** start Entries shown **

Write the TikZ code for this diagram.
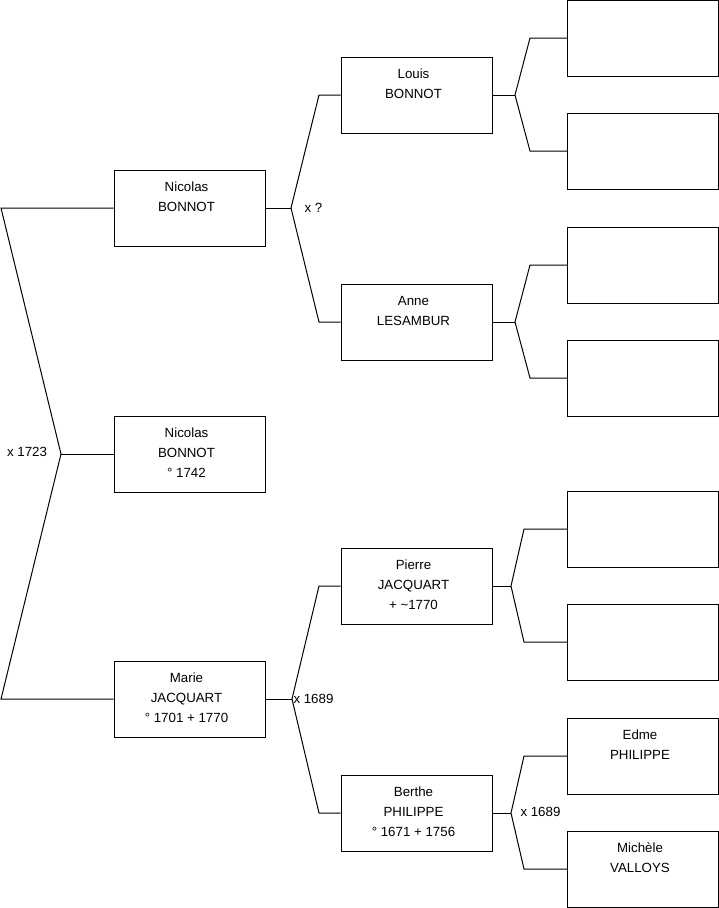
\documentclass[tikz,border=0pt]{standalone}
\usepackage{fontspec}
\setmainfont{Liberation Sans}
\begin{document}
\begin{tikzpicture}[x=1pt, y=-1pt, line width=1pt,
  pbox/.style={draw, rectangle, minimum width=151pt, minimum height=76pt, inner sep=0pt},
  ptext/.style={anchor=north, xshift=-3pt, yshift=-12pt, align=center, inner sep=0pt, font=\fontsize{13.3}{20}\selectfont},
  mlabel/.style={inner sep=0pt, font=\fontsize{13.3}{20}\selectfont}]
\useasboundingbox (0,0) rectangle (719,908);
% generation 1
\node[pbox] (nic) at (189.5,208) {};
\node[ptext] at (nic.north) {Nicolas\\BONNOT};
\node[pbox] (child) at (189.5,454) {};
\node[ptext] at (child.north) {Nicolas\\BONNOT\\° 1742};
\node[pbox] (mar) at (189.5,699) {};
\node[ptext] at (mar.north) {Marie\\JACQUART\\° 1701 + 1770};
% generation 2
\node[pbox] (lou) at (416.5,95) {};
\node[ptext] at (lou.north) {Louis\\BONNOT};
\node[pbox] (ann) at (416.5,322) {};
\node[ptext] at (ann.north) {Anne\\LESAMBUR};
\node[pbox] (pie) at (416.5,586) {};
\node[ptext] at (pie.north) {Pierre\\JACQUART\\+ \textasciitilde1770};
\node[pbox] (ber) at (416.5,813) {};
\node[ptext] at (ber.north) {Berthe\\PHILIPPE\\° 1671 + 1756};
% generation 3
\node[pbox] (r1) at (643,38) {};
\node[pbox] (r2) at (643,151) {};
\node[pbox] (r3) at (643,265) {};
\node[pbox] (r4) at (643,378) {};
\node[pbox] (r5) at (643,529) {};
\node[pbox] (r6) at (643,642) {};
\node[pbox] (edm) at (643,756) {};
\node[ptext] at (edm.north) {Edme\\PHILIPPE};
\node[pbox] (mic) at (643,869) {};
\node[ptext] at (mic.north) {Michèle\\VALLOYS};
% marriages
\node[mlabel] at (27,452) {x 1723};
\node[mlabel, anchor=west] at (304,208) {x ?};
\node[mlabel, anchor=west] at (293,699) {x 1689};
\node[mlabel, anchor=west] at (520,812) {x 1689};
% forks
\coordinate (ja) at (61,454);
\coordinate (ja1) at (1,208);
\coordinate (ja2) at (1,699);
\draw (child.west) -- (ja);
\draw (nic.west) -- (ja1) -- (ja) -- (ja2) -- (mar.west);
\coordinate (jb) at (291,208);
\draw (nic.east) -- (jb);
\draw (lou.west) -- (319,95) -- (jb) -- (319,322) -- (ann.west);
\coordinate (jc) at (292,699);
\draw (mar.east) -- (jc);
\draw (pie.west) -- (319,586) -- (jc) -- (319,813) -- (ber.west);
\coordinate (jd) at (515,95);
\draw (lou.east) -- (jd);
\draw (r1.west) -- (530,38) -- (jd) -- (530,151) -- (r2.west);
\coordinate (je) at (515,322);
\draw (ann.east) -- (je);
\draw (r3.west) -- (530,265) -- (je) -- (530,378) -- (r4.west);
\coordinate (jf) at (511,586);
\draw (pie.east) -- (jf);
\draw (r5.west) -- (524,529) -- (jf) -- (524,642) -- (r6.west);
\coordinate (jg) at (511,813);
\draw (ber.east) -- (jg);
\draw (edm.west) -- (524,756) -- (jg) -- (524,869) -- (mic.west);
\end{tikzpicture}
\end{document}
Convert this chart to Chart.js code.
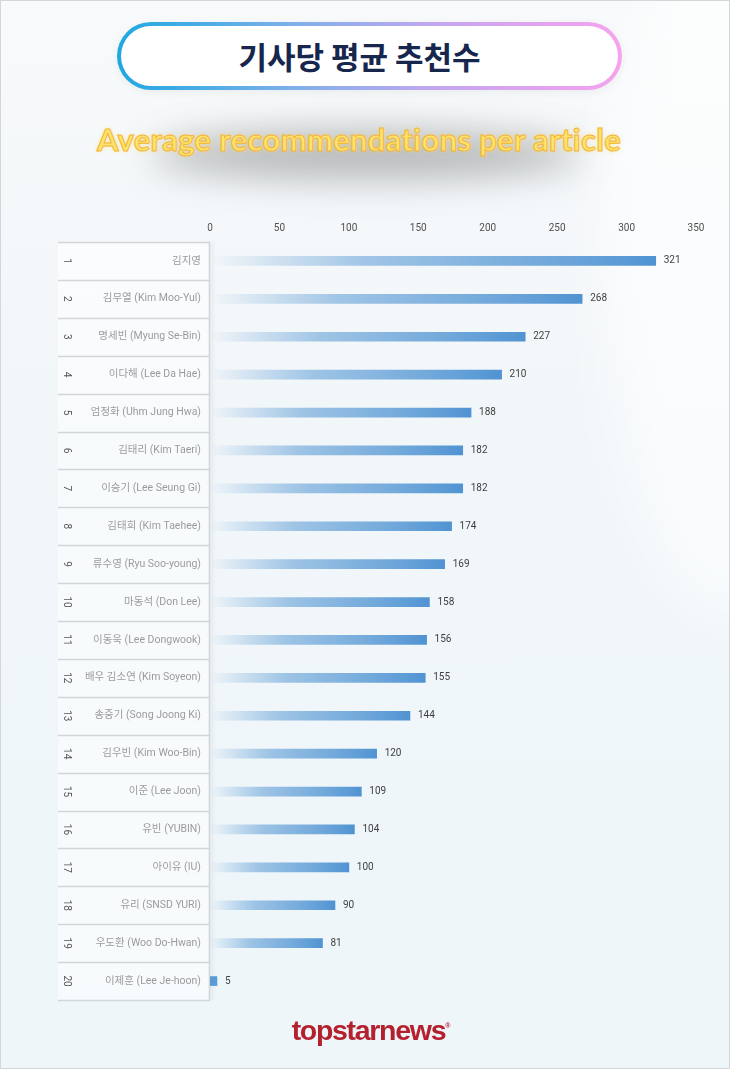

** end Entries shown **

Your task -> Without including any pictures, print each record exactly.

Task answer ->
Write the TikZ code for this diagram.
\documentclass[tikz,border=0pt]{standalone}
\usepackage{fontspec}
\setmainfont{Liberation Sans}
\begin{document}
\begin{tikzpicture}[x=1pt, y=-1pt, line width=1pt,
  pbox/.style={draw, rectangle, minimum width=151pt, minimum height=76pt, inner sep=0pt},
  ptext/.style={anchor=north, xshift=-3pt, yshift=-12pt, align=center, inner sep=0pt, font=\fontsize{13.3}{20}\selectfont},
  mlabel/.style={inner sep=0pt, font=\fontsize{13.3}{20}\selectfont}]
\useasboundingbox (0,0) rectangle (719,908);
% generation 1
\node[pbox] (nic) at (189.5,208) {};
\node[ptext] at (nic.north) {Nicolas\\BONNOT};
\node[pbox] (child) at (189.5,454) {};
\node[ptext] at (child.north) {Nicolas\\BONNOT\\° 1742};
\node[pbox] (mar) at (189.5,699) {};
\node[ptext] at (mar.north) {Marie\\JACQUART\\° 1701 + 1770};
% generation 2
\node[pbox] (lou) at (416.5,95) {};
\node[ptext] at (lou.north) {Louis\\BONNOT};
\node[pbox] (ann) at (416.5,322) {};
\node[ptext] at (ann.north) {Anne\\LESAMBUR};
\node[pbox] (pie) at (416.5,586) {};
\node[ptext] at (pie.north) {Pierre\\JACQUART\\+ \textasciitilde1770};
\node[pbox] (ber) at (416.5,813) {};
\node[ptext] at (ber.north) {Berthe\\PHILIPPE\\° 1671 + 1756};
% generation 3
\node[pbox] (r1) at (643,38) {};
\node[pbox] (r2) at (643,151) {};
\node[pbox] (r3) at (643,265) {};
\node[pbox] (r4) at (643,378) {};
\node[pbox] (r5) at (643,529) {};
\node[pbox] (r6) at (643,642) {};
\node[pbox] (edm) at (643,756) {};
\node[ptext] at (edm.north) {Edme\\PHILIPPE};
\node[pbox] (mic) at (643,869) {};
\node[ptext] at (mic.north) {Michèle\\VALLOYS};
% marriages
\node[mlabel] at (27,452) {x 1723};
\node[mlabel, anchor=west] at (304,208) {x ?};
\node[mlabel, anchor=west] at (293,699) {x 1689};
\node[mlabel, anchor=west] at (520,812) {x 1689};
% forks
\coordinate (ja) at (61,454);
\coordinate (ja1) at (1,208);
\coordinate (ja2) at (1,699);
\draw (child.west) -- (ja);
\draw (nic.west) -- (ja1) -- (ja) -- (ja2) -- (mar.west);
\coordinate (jb) at (291,208);
\draw (nic.east) -- (jb);
\draw (lou.west) -- (319,95) -- (jb) -- (319,322) -- (ann.west);
\coordinate (jc) at (292,699);
\draw (mar.east) -- (jc);
\draw (pie.west) -- (319,586) -- (jc) -- (319,813) -- (ber.west);
\coordinate (jd) at (515,95);
\draw (lou.east) -- (jd);
\draw (r1.west) -- (530,38) -- (jd) -- (530,151) -- (r2.west);
\coordinate (je) at (515,322);
\draw (ann.east) -- (je);
\draw (r3.west) -- (530,265) -- (je) -- (530,378) -- (r4.west);
\coordinate (jf) at (511,586);
\draw (pie.east) -- (jf);
\draw (r5.west) -- (524,529) -- (jf) -- (524,642) -- (r6.west);
\coordinate (jg) at (511,813);
\draw (ber.east) -- (jg);
\draw (edm.west) -- (524,756) -- (jg) -- (524,869) -- (mic.west);
\end{tikzpicture}
\end{document}
Convert this chart to Chart.js code.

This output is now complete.